As a contract between the CCC and the city of Morro Bay, the Morro Bay City Council is required to uphold the LCP. But the Council's majority of mayor Bill Yates and Council members Carla Borchard, Nancy Johnson, and George Leage have failed to do so by engaging in what some residents consider their bad faith actions in overriding the city Planning Commission's rejection of the draft Environmental Impact Report (DEIR) for an upgrade of the plant. The Commission did so because it recognized that MB/CSD had been told by the CCC staff to review and evaluate a number of possible alternative sites for a new plant, which the DEIR did not do. It only considered upgrading the present plant.

(After the Commission's rejection of the DEIR, Yates sought to fire the entire Planning Commission but could not obtain the necessary three votes among the five Council members to do that.)

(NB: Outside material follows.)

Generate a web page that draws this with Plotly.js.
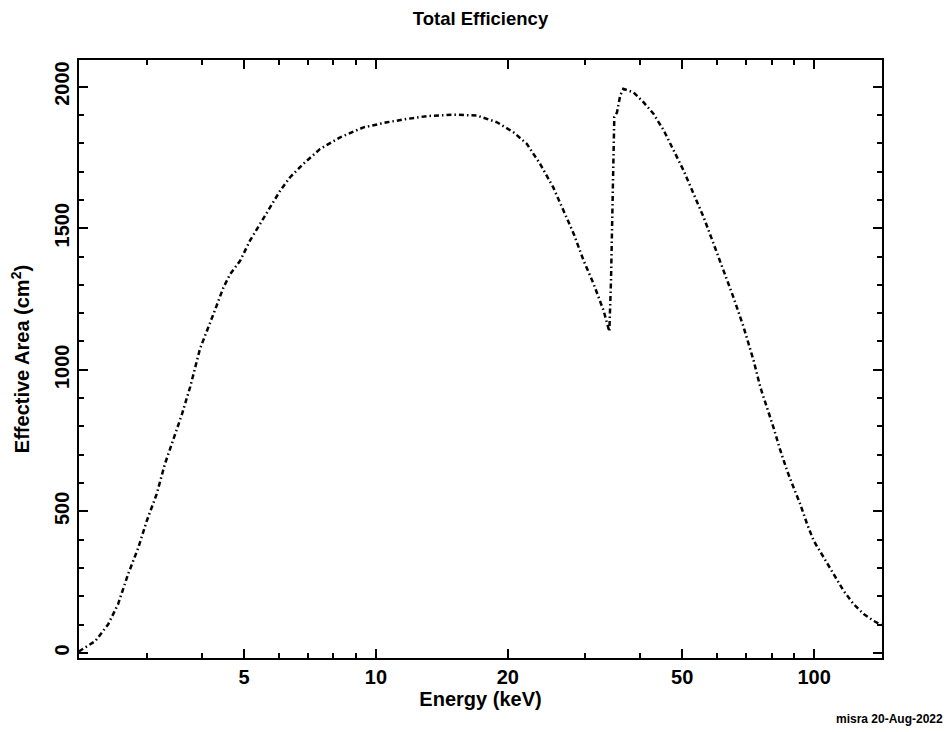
<!DOCTYPE html>
<html>
<head>
<meta charset="utf-8">
<script src="https://cdn.plot.ly/plotly-3.0.1.min.js"></script>
<style>
  html, body { margin: 0; padding: 0; background: #ffffff; }
  #chart { width: 947px; height: 732px; }
</style>
</head>
<body>
<div id="chart"></div>
<script>
// Effective area of the detector versus photon energy
const energyKeV = [
  2.10, 2.29, 2.45, 2.58, 2.72, 2.87, 3.00, 3.16, 3.30, 3.48, 3.61, 3.77,
  3.97, 4.26, 4.49, 4.65, 4.90, 5.16, 5.44, 5.74, 6.05, 6.37, 6.83, 7.46,
  8.29, 9.37, 10.6, 11.8, 13.1, 15.0, 17.0, 18.9, 20.6, 22.1, 23.7, 25.4,
  26.8, 28.3, 29.8, 31.4, 33.1, 34.1, 34.4, 34.6, 35.0, 35.5, 36.1, 36.7,
  38.7, 40.8, 43.0, 45.4, 47.8, 50.4, 53.1, 56.0, 59.0, 62.2, 65.5, 69.1,
  72.8, 75.4, 78.1, 80.8, 83.8, 86.8, 89.8, 93.0, 96.4, 99.8, 105.2, 110.8,
  116.8, 123.1, 129.8, 136.8, 142.9
];
const areaCm2 = [
  5, 42, 101, 172, 278, 372, 466, 561, 667, 773, 843, 940,
  1075, 1197, 1291, 1338, 1385, 1456, 1515, 1573, 1633, 1680, 1727, 1780,
  1821, 1856, 1874, 1886, 1896, 1901, 1898, 1874, 1839, 1798, 1727, 1644,
  1562, 1479, 1385, 1303, 1208, 1135, 1314, 1550, 1892, 1909, 1968, 1992,
  1980, 1945, 1904, 1845, 1774, 1703, 1621, 1538, 1444, 1350, 1255, 1149,
  1032, 938, 867, 796, 714, 643, 584, 525, 455, 396, 337, 278,
  219, 172, 137, 113, 98
];

// Axis ticks
const xMajorTicks = [5, 10, 20, 50, 100];
const xMajorLabels = ['5', '10', '20', '50', '100'];
const xMinorTicks = [3, 4, 6, 7, 8, 9, 30, 40, 60, 70, 80, 90];

const chartTitle = 'Total Efficiency';
const xTitle = 'Energy (keV)';
const yTitle = 'Effective Area (cm<sup>2</sup>)';
const stampText = 'misra 20-Aug-2022';

const FONT = 'Liberation Sans, Arial, Helvetica, sans-serif';

const trace = {
  x: energyKeV,
  y: areaCm2,
  type: 'scatter',
  mode: 'lines',
  line: { color: '#000000', width: 2.5, dash: '5px,3px,1.5px,3px' },
  hoverinfo: 'x+y'
};

const layout = {
  width: 947,
  height: 732,
  paper_bgcolor: '#ffffff',
  plot_bgcolor: '#ffffff',
  showlegend: false,
  margin: { l: 79, r: 65, t: 60, b: 74, pad: 0 },
  font: { family: FONT, color: '#000000', size: 20, weight: 'bold' },
  title: {
    text: chartTitle,
    font: { family: FONT, size: 18.5, color: '#000000', weight: 'bold' },
    xref: 'paper', x: 0.5, xanchor: 'center',
    yref: 'container', y: 1 - 19 / 732, yanchor: 'middle'
  },
  xaxis: {
    type: 'log',
    range: [0.3225, 2.155],
    tickmode: 'array',
    tickvals: xMajorTicks,
    ticktext: xMajorLabels,
    ticks: 'inside',
    ticklen: 9,
    tickwidth: 2,
    tickcolor: '#000000',
    showline: true,
    linewidth: 2,
    linecolor: '#000000',
    mirror: 'ticks',
    showgrid: false,
    zeroline: false,
    tickfont: { family: FONT, size: 20, color: '#000000', weight: 'bold' },
    minor: {
      tickmode: 'array',
      tickvals: xMinorTicks,
      ticks: 'inside',
      ticklen: 5,
      tickwidth: 2,
      tickcolor: '#000000',
      showgrid: false
    },
    title: { text: xTitle, font: { family: FONT, size: 20, color: '#000000', weight: 'bold' }, standoff: 3 },
    automargin: false
  },
  yaxis: {
    range: [-18, 2094],
    tickmode: 'linear',
    tick0: 0,
    dtick: 500,
    tickangle: -90,
    ticks: 'inside',
    ticklen: 9,
    tickwidth: 2,
    tickcolor: '#000000',
    showline: true,
    linewidth: 2,
    linecolor: '#000000',
    mirror: 'ticks',
    showgrid: false,
    zeroline: false,
    tickfont: { family: FONT, size: 20, color: '#000000', weight: 'bold' },
    minor: {
      tick0: 0,
      dtick: 100,
      ticks: 'inside',
      ticklen: 5,
      tickwidth: 2,
      tickcolor: '#000000',
      showgrid: false
    },
    title: { text: yTitle, font: { family: FONT, size: 20, color: '#000000', weight: 'bold' }, standoff: 16 },
    automargin: false
  },
  annotations: [{
    text: stampText,
    xref: 'paper', yref: 'paper',
    x: (945 - 79) / 803, xanchor: 'right',
    y: (658 - 719) / 598, yanchor: 'middle',
    showarrow: false,
    font: { family: FONT, size: 12, color: '#000000', weight: 'bold' }
  }]
};

Plotly.newPlot('chart', [trace], layout, { displayModeBar: false, staticPlot: true });
</script>
</body>
</html>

Because of their inaction, it seems clear that MB/CSD have wasted millions of dollars of local taxpayers' money by spending funds on proposed plant designs using no bid contracts that have produced no progress toward the goal of starting construction of a new plant. That is because those moves were taken before any development permit was granted by the CCC, which ultimately rejected the DEIR and refused to grant a development permit on March 11, 2011. And yet MB/CSD continues to pursue an upgrade of the present plant.

Some residents consider this to be gross mismanagement of the WWTP development process, which could become a major issue in Morro Bay's June 5 primary election, and in the November 6 general election in both Morro Bay and the Cayucos Sanitary District. Yates, Borchard, and Council member Noah Smukler, who has voted against the Council majority's much-criticized actions on the project, are candidates in the primary, and Robert Enns, Howard Fones, and Daniel Chivens of the CSD board may be candidates for reelection on November 6. Their terms on the CSD board expire in November.